In response to ongoing crises as a result of Israel’s blockade of Gaza and ongoing illegal settlements in the West Bank, the American Studies Association on Monday voted to endorse a boycott of Israeli universities as part of the larger international boycotting strategy against the occupation.

“The ASA condemns the United States’ significant role in aiding and abetting Israel’s violations of human rights against Palestinians and its occupation of Palestinian lands through its use of the veto in the UN Security Council,” the ASA said in its statement.

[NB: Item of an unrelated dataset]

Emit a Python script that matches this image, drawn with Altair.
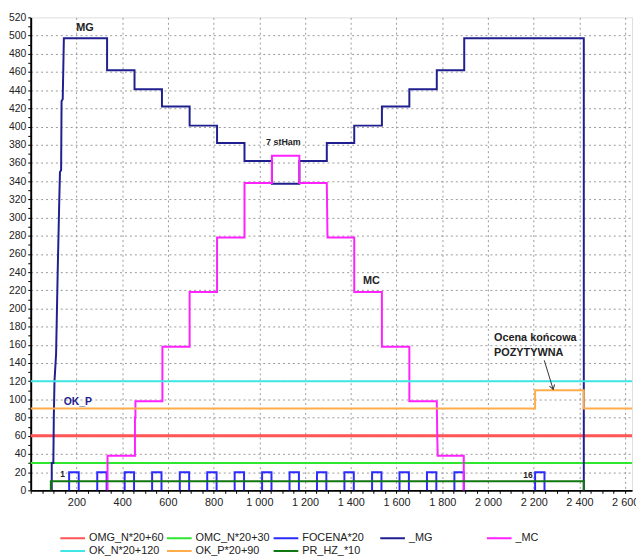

The resolution is significant because it comes at a time when human rights advocates’ responses to the occupation are relegated to largely symbolic gestures. In the words of one professor at Purdue University and member of ASA, the vote indicates that people are beginning to recognize the illegal occupation as one of the major civil rights issues of our time. The tragedy of the occupation is evident in the wretched reality of conditions for Palestinians struggling to live with dignity. The ASA’s vote indicates that more spheres of influence in the U.S. are beginning to take on the critical task of highlighting the devastating impact of the illegal Israeli occupation of Palestine.

The U.S. is currently serving as the chief broker between the Israelis and Palestinians for this round of peace talks. The peace talks require honesty and frankness; dismissing the realities of the occupation as anti-Semitism is unhelpful just as dismissing Israel’s right to exist is unhelpful. There is much work to be done and many issues to be resolved. The U.S. should hold Israel accountable for the human casualties inflicted by its cruel decision to open the dam and unleash further misery upon the Palestinians. Anything less will hamper any possibility for hope from the peace talks.